EXERCISE INSTRUCTIONS = Word for word, restate the lines from the start of the data below through the line containing "-37.1], [18.65, -71.2]]".

_ _ _ _ _ _ _

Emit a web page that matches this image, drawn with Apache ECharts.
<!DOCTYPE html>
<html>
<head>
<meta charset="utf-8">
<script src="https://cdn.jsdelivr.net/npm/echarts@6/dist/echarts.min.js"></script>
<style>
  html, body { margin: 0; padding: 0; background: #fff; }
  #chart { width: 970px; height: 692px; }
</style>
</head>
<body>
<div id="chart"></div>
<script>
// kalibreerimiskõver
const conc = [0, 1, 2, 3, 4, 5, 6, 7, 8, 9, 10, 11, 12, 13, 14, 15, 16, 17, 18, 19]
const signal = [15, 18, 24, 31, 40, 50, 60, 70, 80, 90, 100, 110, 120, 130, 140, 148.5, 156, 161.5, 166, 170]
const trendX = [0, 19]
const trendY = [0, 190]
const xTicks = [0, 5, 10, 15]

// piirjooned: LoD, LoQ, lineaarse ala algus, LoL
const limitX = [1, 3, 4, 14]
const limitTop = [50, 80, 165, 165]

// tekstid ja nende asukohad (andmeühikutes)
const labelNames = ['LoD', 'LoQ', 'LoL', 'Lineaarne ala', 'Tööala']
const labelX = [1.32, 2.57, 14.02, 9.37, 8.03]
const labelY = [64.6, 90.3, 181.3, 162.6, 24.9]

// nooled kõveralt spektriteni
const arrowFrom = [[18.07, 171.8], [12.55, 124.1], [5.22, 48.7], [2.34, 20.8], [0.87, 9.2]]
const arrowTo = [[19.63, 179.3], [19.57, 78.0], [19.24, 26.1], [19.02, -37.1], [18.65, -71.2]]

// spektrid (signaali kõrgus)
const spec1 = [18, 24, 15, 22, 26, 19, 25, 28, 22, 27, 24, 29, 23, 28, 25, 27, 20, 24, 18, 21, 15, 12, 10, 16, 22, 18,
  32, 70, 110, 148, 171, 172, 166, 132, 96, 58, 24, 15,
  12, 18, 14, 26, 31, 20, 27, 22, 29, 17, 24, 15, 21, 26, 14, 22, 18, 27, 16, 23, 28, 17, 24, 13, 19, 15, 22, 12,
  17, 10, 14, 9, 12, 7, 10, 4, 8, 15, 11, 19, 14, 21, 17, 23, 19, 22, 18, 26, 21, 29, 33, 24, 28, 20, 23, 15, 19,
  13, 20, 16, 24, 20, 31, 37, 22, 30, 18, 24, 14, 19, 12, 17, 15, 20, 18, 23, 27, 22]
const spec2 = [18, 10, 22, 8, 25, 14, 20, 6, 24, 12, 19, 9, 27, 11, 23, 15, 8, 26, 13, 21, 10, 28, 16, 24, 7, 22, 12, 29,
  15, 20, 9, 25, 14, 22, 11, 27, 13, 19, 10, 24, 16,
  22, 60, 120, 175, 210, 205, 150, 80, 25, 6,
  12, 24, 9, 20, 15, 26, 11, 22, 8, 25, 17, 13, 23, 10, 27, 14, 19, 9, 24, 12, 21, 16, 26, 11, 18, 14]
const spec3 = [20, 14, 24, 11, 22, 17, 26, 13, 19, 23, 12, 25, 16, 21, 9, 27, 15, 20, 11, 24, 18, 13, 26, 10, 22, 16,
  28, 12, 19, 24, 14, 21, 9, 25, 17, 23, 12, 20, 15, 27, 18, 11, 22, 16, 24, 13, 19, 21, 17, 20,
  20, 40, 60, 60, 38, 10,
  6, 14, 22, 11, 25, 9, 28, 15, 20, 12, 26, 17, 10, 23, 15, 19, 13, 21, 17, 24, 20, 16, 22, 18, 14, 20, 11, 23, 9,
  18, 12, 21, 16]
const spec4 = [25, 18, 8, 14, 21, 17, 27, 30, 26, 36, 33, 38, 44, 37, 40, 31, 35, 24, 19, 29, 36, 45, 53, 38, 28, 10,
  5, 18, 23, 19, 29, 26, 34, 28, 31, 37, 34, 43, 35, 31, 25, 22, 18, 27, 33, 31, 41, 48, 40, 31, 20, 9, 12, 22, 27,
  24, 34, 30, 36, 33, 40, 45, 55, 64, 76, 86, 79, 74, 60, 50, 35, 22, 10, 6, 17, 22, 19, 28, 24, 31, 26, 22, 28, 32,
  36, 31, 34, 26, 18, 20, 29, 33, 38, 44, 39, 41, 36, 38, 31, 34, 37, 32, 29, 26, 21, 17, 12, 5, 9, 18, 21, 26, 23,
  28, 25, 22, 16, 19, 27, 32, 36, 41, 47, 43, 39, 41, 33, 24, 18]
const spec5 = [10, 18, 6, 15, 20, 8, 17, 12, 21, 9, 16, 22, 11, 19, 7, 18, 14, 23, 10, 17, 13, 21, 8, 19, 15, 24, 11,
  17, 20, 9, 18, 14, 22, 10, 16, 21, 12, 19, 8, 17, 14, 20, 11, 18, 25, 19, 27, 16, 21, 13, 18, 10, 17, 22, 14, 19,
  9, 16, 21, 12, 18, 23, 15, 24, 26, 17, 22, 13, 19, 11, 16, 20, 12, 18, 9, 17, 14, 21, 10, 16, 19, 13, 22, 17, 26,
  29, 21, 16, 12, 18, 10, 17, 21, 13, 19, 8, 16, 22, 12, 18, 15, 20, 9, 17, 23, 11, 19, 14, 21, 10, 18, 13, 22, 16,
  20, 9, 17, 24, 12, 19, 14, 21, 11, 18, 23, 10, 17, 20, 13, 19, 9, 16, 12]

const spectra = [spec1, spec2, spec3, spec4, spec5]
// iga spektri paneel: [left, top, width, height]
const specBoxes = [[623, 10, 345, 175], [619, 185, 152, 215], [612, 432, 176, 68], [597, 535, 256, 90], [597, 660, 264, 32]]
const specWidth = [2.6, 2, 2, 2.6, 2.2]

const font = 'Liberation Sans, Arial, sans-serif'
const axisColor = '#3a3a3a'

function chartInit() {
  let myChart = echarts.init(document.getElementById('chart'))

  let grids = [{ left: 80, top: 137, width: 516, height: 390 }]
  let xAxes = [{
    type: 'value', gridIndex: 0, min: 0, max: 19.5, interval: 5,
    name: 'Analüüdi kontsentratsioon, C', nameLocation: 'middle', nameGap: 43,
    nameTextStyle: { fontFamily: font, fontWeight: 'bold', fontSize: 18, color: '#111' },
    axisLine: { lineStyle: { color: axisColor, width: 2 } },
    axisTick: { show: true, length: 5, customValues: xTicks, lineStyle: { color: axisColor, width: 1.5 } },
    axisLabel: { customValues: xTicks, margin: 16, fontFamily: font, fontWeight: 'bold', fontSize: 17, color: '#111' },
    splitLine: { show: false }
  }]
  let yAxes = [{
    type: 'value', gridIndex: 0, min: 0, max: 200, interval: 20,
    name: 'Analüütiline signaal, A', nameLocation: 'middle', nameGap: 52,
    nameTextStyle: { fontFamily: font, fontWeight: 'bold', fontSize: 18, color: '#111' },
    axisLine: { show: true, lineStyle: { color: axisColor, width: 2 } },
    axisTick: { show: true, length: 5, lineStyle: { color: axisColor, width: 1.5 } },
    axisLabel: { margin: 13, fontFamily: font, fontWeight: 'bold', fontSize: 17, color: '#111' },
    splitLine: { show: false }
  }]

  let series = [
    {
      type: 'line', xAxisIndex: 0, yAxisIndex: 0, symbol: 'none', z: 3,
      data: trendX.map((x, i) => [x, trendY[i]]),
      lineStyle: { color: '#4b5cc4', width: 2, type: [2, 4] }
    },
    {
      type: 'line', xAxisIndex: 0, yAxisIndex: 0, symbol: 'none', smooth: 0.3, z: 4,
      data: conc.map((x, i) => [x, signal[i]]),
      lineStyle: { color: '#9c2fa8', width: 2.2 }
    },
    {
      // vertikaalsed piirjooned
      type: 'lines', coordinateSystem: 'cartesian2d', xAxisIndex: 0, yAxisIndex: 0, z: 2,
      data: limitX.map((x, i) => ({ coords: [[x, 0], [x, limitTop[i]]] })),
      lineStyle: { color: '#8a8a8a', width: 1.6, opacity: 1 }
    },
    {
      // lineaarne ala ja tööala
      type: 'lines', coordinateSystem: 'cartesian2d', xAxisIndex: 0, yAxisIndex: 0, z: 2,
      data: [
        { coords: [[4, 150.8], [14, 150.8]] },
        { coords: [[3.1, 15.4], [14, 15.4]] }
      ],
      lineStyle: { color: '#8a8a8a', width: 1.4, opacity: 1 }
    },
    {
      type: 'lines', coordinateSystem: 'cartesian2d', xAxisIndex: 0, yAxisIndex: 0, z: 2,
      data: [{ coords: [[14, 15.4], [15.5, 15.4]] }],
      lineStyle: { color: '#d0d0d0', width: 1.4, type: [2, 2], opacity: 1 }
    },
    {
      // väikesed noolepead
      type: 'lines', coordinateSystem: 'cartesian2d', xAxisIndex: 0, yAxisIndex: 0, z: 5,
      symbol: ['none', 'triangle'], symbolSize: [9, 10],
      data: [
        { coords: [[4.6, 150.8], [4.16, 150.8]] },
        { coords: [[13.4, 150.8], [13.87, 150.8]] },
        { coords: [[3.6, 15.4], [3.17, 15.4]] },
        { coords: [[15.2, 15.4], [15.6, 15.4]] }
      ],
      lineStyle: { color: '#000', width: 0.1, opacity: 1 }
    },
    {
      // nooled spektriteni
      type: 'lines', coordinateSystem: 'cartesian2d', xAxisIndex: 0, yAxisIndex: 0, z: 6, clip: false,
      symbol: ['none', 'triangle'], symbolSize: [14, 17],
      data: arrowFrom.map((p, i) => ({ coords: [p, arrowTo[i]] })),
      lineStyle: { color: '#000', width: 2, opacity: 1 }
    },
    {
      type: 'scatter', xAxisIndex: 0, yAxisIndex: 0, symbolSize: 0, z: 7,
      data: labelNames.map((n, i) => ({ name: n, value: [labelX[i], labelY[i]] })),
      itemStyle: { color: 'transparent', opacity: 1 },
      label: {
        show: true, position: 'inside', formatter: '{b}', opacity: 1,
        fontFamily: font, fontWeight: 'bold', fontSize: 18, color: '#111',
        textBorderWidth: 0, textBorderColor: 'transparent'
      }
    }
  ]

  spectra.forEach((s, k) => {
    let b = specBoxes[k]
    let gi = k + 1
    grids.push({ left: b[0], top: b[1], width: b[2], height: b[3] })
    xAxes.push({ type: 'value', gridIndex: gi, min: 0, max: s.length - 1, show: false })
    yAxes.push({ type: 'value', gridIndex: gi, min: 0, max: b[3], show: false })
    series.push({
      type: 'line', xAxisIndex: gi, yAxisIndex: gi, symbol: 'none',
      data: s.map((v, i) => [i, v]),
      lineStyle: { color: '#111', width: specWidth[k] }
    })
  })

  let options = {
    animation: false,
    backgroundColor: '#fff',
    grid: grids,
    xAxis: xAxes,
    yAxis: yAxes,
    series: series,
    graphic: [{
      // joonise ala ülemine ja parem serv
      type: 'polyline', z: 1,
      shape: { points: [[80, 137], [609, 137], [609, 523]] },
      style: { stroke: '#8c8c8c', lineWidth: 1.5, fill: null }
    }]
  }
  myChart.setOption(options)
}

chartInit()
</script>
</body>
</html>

_ _ _ _ _ _ _

WRITTEN SOLUTION =
Emit a web page that matches this image, drawn with Apache ECharts.
<!DOCTYPE html>
<html>
<head>
<meta charset="utf-8">
<script src="https://cdn.jsdelivr.net/npm/echarts@6/dist/echarts.min.js"></script>
<style>
  html, body { margin: 0; padding: 0; background: #fff; }
  #chart { width: 970px; height: 692px; }
</style>
</head>
<body>
<div id="chart"></div>
<script>
// kalibreerimiskõver
const conc = [0, 1, 2, 3, 4, 5, 6, 7, 8, 9, 10, 11, 12, 13, 14, 15, 16, 17, 18, 19]
const signal = [15, 18, 24, 31, 40, 50, 60, 70, 80, 90, 100, 110, 120, 130, 140, 148.5, 156, 161.5, 166, 170]
const trendX = [0, 19]
const trendY = [0, 190]
const xTicks = [0, 5, 10, 15]

// piirjooned: LoD, LoQ, lineaarse ala algus, LoL
const limitX = [1, 3, 4, 14]
const limitTop = [50, 80, 165, 165]

// tekstid ja nende asukohad (andmeühikutes)
const labelNames = ['LoD', 'LoQ', 'LoL', 'Lineaarne ala', 'Tööala']
const labelX = [1.32, 2.57, 14.02, 9.37, 8.03]
const labelY = [64.6, 90.3, 181.3, 162.6, 24.9]

// nooled kõveralt spektriteni
const arrowFrom = [[18.07, 171.8], [12.55, 124.1], [5.22, 48.7], [2.34, 20.8], [0.87, 9.2]]
const arrowTo = [[19.63, 179.3], [19.57, 78.0], [19.24, 26.1], [19.02, -37.1], [18.65, -71.2]]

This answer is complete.